And when the woman The woman's attention has been drawn to the tree. She finds that the serpent's suggestion, based on the mysterious properties of the fruit and on the supposition of Jehovah's jealousy and unkindness, is reinforced by the attractive appearance of the fruit. Probably good to taste, evidently fair to look on, and alleged to contain the secret of wisdom, the sight of the fruit stimulates desire, and this being no longer resisted by a loyal love of God obtains the mastery; cf. James 1:14-15, "Each man is tempted when he is drawn away by his own lust, and enticed. Then the lust, when it hath conceived, beareth sin: and the sin, when it is fullgrown, bringeth forth death."

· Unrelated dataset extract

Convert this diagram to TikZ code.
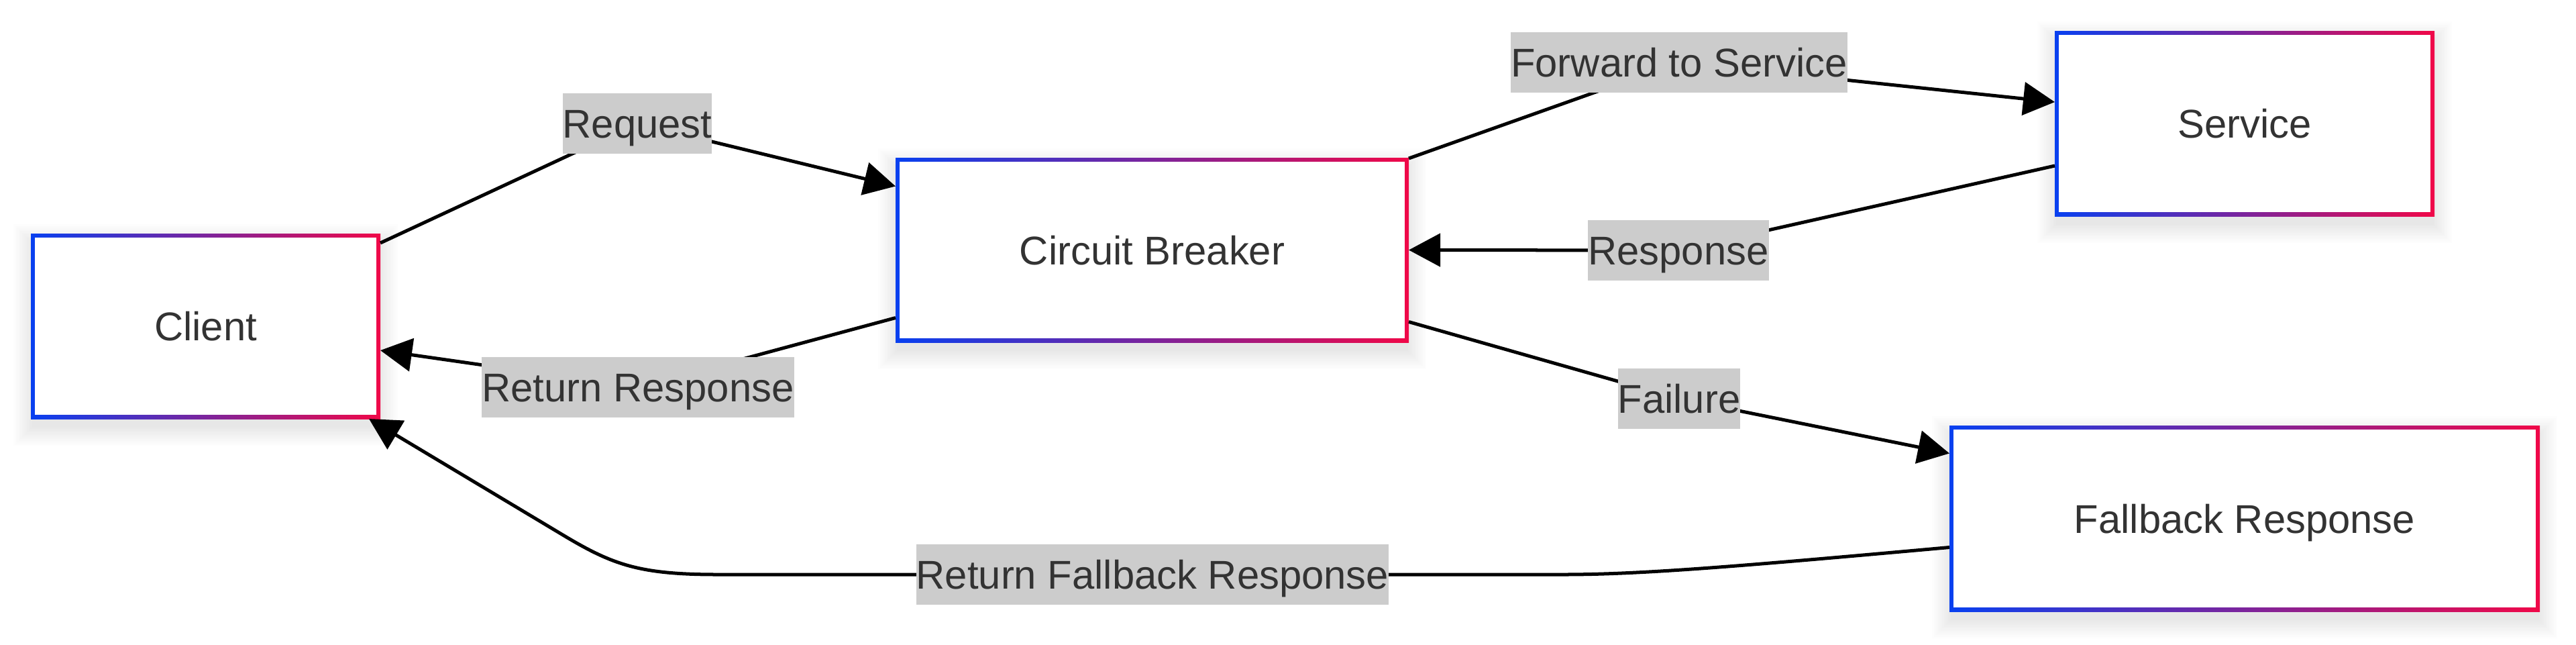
\documentclass[tikz,border=0pt]{standalone}
\usepackage{fontspec}
\setmainfont{Liberation Sans}
\usetikzlibrary{arrows.meta,calc}
\definecolor{gblue}{RGB}{8,64,240}
\definecolor{gred}{RGB}{240,8,72}
\definecolor{txt}{RGB}{51,51,51}
\definecolor{lblfill}{RGB}{204,204,204}
\pgfdeclarelayer{front}
\pgfsetlayers{main,front}
\tikzset{
  boxtext/.style={draw=none, inner sep=0pt, outer sep=0pt, text=txt,
    font=\fontsize{17pt}{20pt}\selectfont, text height=0.43cm, text depth=0pt},
  lbl/.style={fill=lblfill, inner xsep=0pt, inner ysep=0pt, outer sep=0pt, text=txt,
    font=\fontsize{17pt}{20pt}\selectfont, text height=0.43cm, text depth=0pt,
    minimum height=0.9cm},
  conn/.style={draw=black, line width=0.05cm, line join=round,
    -{Triangle[length=0.47cm,width=0.49cm]}},
}
\newcommand\gbox[6]{%
  \foreach \i in {1,...,12} {
    \fill[black, opacity=0.009] (#2-#4/2-\i*2.5+4, #3-#5/2-\i*2.5+16) rectangle (#2+#4/2+\i*2.5-4, #3+#5/2+\i*2.5+10);
  }
  \shade[left color=gblue, right color=gred] (#2-#4/2,#3-#5/2) rectangle (#2+#4/2,#3+#5/2);
  \fill[white] (#2-#4/2+6,#3-#5/2+6) rectangle (#2+#4/2-6,#3+#5/2-6);
  \node[boxtext, minimum width=#4*0.01cm, minimum height=#5*0.01cm] (#1) at (#2,#3) {#6};
}
\begin{document}
\begin{tikzpicture}[x=0.01cm, y=-0.01cm]
\useasboundingbox (0,0) rectangle (3840,960);
% boxes
\gbox{client}{306.5}{486}{521}{276}{Client}
\gbox{cb}{1717.5}{372.5}{765}{275}{Circuit Breaker}
\gbox{svc}{3346}{184}{566}{276}{Service}
\gbox{fb}{3346}{772.5}{880}{277}{Fallback Response}
% labels
\begin{pgfonlayer}{front}
\node[lbl] (lreq) at (950,184) {Request};
\node[lbl] (lret) at (951,577) {Return Response};
\node[lbl] (lfwd) at (2503,93) {Forward to Service};
\node[lbl] (lresp) at (2502,373) {Response};
\node[lbl] (lfail) at (2503,594) {Failure};
\node[lbl] (lfb) at (1718,856) {Return Fallback Response};
\end{pgfonlayer}
% connectors
\draw[conn] ($(client.north east)+(0,14)$) -- (lreq.center) -- ($(cb.west)+(0,-95)$);
\draw[conn] ($(cb.west)+(0,101)$) -- (lret.center) -- ($(client.east)+(0,36)$);
\draw[conn] ($(cb.north east)+(0,1)$) -- (lfwd.center) -- ($(svc.west)+(0,-32)$);
\draw[conn] ($(svc.west)+(0,63)$) -- (lresp.center) -- (cb.east);
\draw[conn] ($(cb.east)+(0,107)$) -- (lfail.center) -- ($(fb.west)+(0,-97)$);
\draw[conn] ($(fb.west)+(0,43)$) .. controls (2600,843) and (2450,856) .. (2330,856)
  -- (lfb.center) -- (1070,856) .. controls (955,856) and (915,842) .. (844,800)
  -- ($(client.south east)+(-17,0)$);
\end{tikzpicture}
\end{document}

to be desired to make one wise or rather, "to be desired, in order to be wise." The same word in the Hebrew as in Psalms 2:10, "now therefore be wise, O ye kings." The R.V. marg., "desirable to look upon," gives a rendering of the Hebrew word which is not supported by its use elsewhere in the Bible, though found with this sense in late Hebrew, and in this verse supported by the versions, LXX ὡραῖον τοῦ κατανοῆσαι, Vulg. aspectu delectabile, and the Syriac Peshitto.

and she gave also The story is so condensed that we are left in ignorance, whether the man yielded as easily to the woman as she had to the serpent. The fact that the woman "fell" first, before the man, was presumably a point upon which stress was laid in the Rabbinic teaching, to which St Paul alludes in 1 Timothy 2:14, "and Adam was not beguiled, but the woman being beguiled hath fallen into transgression."